On the other hand she also appealed to the more conservative instincts among those film-goers who saw in her a typical symbol of Sinhala womanhood, the 'game kella' or village lass. As Gamini Akmeemana has recently observed she was shy, submissive, guileless and even somewhat naive but all these constituted a huge source of appeal to the emergent audience of the 1960s. The middle class audience and she were one for one magic moment.

international recognition

She was also among the first stars to move between commercial and serious cinema with effortless ease. She was fortunate to have had a grounding in acting on stage and to have moved in the avant-garde theatre circles of the time and to have acted in her first film itself with veterans such as Joe Abeywickrema but by any standards her performances in such landmark films as 'Nidhanaya', 'Eya Den Loku Lamayek', 'Bambaru Avith' and 'Soldadu Unnehe' were outstanding.

Of these, her role in 'Nidhanaya' (arguably Lester James Peries' best film as well) as the human sacrifice of a psychotic nobleman played by Gamini Fonseka was the best while her performance in Dharmasena Pathiraja's 'Eya Den Loku Lamayek' as a village girl awakening to both the joys and pains of adolescence brought her the award for the best actress at the Moscow International Film Festival in 1975, the first time a Sri Lankan actress had won such international recognition at a time when unlike today the country's representation at such festivals was rare.

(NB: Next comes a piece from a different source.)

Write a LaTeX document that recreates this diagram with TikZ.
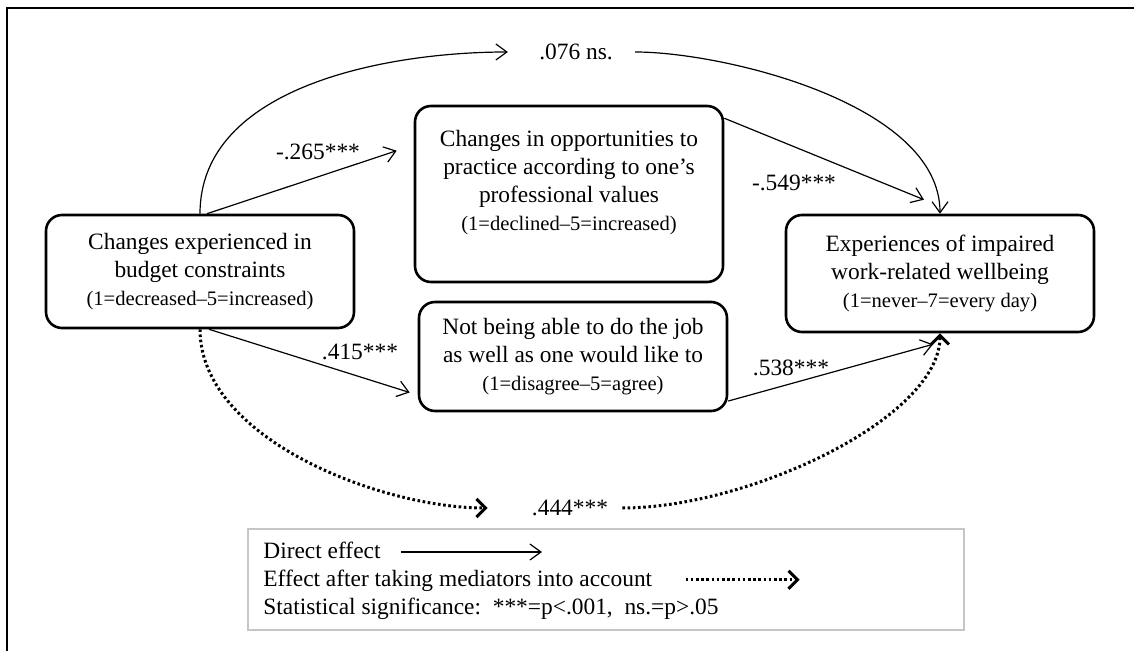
\documentclass[tikz,border=0pt]{standalone}
\usepackage{fontspec}
\setmainfont{Liberation Serif}
\usetikzlibrary{arrows.meta, positioning}

\newcommand{\boxtxt}{\fontsize{11.7}{14}\selectfont}
\newcommand{\scaletxt}{\fontsize{10.3}{12.5}\selectfont}

\begin{document}
\begin{tikzpicture}[
    x=0.5pt, y=-0.5pt,
    box/.style={rectangle, rounded corners=8pt, draw, line width=1.3pt, minimum width=154pt, align=center, font=\boxtxt, inner sep=0pt},
    coef/.style={font=\boxtxt, inner sep=0pt},
    legline/.style={font=\boxtxt, inner sep=0pt, text height=9pt, text depth=2.5pt},
    arrow/.style={-{Straight Barb[length=5.5pt,width=8pt]}, line width=0.6pt},
    dotarrow/.style={-{Straight Barb[length=4.5pt,width=9pt,line width=1.5pt]}, line width=1.5pt, dash pattern=on 1.3pt off 1.3pt}
]
    \useasboundingbox (0,0) rectangle (1134,651);
    \draw[line width=1pt] (1134,8.5) -- (6.5,8.5) -- (6.5,651);

    % variables
    \node[box, minimum height=56.5pt] (budget) at (200,271.5) {Changes experienced in\\budget constraints\\{\scaletxt(1=decreased--5=increased)}};
    \node[box, minimum height=88pt] (opp) at (569,194) {};
    \node[coef, align=center] (opptxt) at (569,183) {Changes in opportunities to\\practice according to one's\\professional values\\{\scaletxt(1=declined--5=increased)}};
    \node[box, minimum height=54.5pt] (nb) at (573,356.5) {Not being able to do the job\\as well as one would like to\\{\scaletxt(1=disagree--5=agree)}};
    \node[box, minimum height=58.5pt] (outcome) at (940,273.5) {Experiences of impaired\\work-related wellbeing\\{\scaletxt(1=never--7=every day)}};

    % coefficients
    \node[coef] (l076) at (576,52) {.076 ns.};
    \node[coef] (l265) at (318,152) {-.265***};
    \node[coef] (l549) at (794,183) {-.549***};
    \node[coef] (l415) at (360,352) {.415***};
    \node[coef] (l538) at (791,368) {.538***};
    \node[coef] (l444) at (570,508) {.444***};

    \coordinate (t265) at ([shift={(-17,46)}]opp.north west);
    \coordinate (t549) at ([shift={(-16,-14)}]outcome.north);
    \coordinate (t415) at ([shift={(-8,36)}]nb.west);
    \coordinate (t538) at ([shift={(-7,11)}]outcome.south);

    % paths
    \draw[arrow, shorten >=15.5pt] (budget.north) .. controls +(0,-128) and +(-150,0) .. (l076.west);
    \draw[arrow, shorten <=11pt] (l076.east) .. controls +(110,0) and +(0,-110) .. (outcome.north);
    \draw[arrow] ([xshift=3.5pt]budget.north) -- (t265);
    \draw[arrow] (opp.26) -- (t549);
    \draw[arrow] ([xshift=4.5pt]budget.south) -- (t415);
    \draw[arrow] (nb.-16) -- (t538);
    \draw[dotarrow, shorten >=22pt] (budget.south) .. controls +(0,110) and +(-150,0) .. (l444.west);
    \draw[dotarrow, shorten <=7pt] (l444.east) .. controls +(140,0) and +(0,85) .. (outcome.south);

    % legend
    \node[draw=gray!45, line width=0.8pt, minimum width=358pt, minimum height=50.5pt] (legend) at (606,579.5) {};
    \node[legline, anchor=west] (leg1) at (263,552) {Direct effect};
    \node[legline, below=2pt of leg1.south west, anchor=north west] (leg2) {Effect after taking mediators into account};
    \node[legline, below=2pt of leg2.south west, anchor=north west] (leg3) {Statistical significance:\ \ ***=p<.001,\ \ ns.=p>.05};
    \draw[arrow] ([xshift=10pt]leg1.east) -- ([xshift=80.5pt]leg1.east);
    \draw[dotarrow] ([xshift=16.5pt]leg2.east) -- ([xshift=73.5pt]leg2.east);
\end{tikzpicture}
\end{document}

So Malani Fonseka has straddled several eras of the Sinhala cinema and conquered all categories of films. At a time when audiences were being seduced away from the cinema, she herself turned her hand to film direction with some blockbuster films of doubtful value and today is at home in the television medium itself largely under the direction of her husband Lucky Dias. But whatever she turns her hands to she has the capacity to adorn and embellish, which is why she is more than a film star in a pantheon which waxes and wanes alarmingly but something of a national icon as well.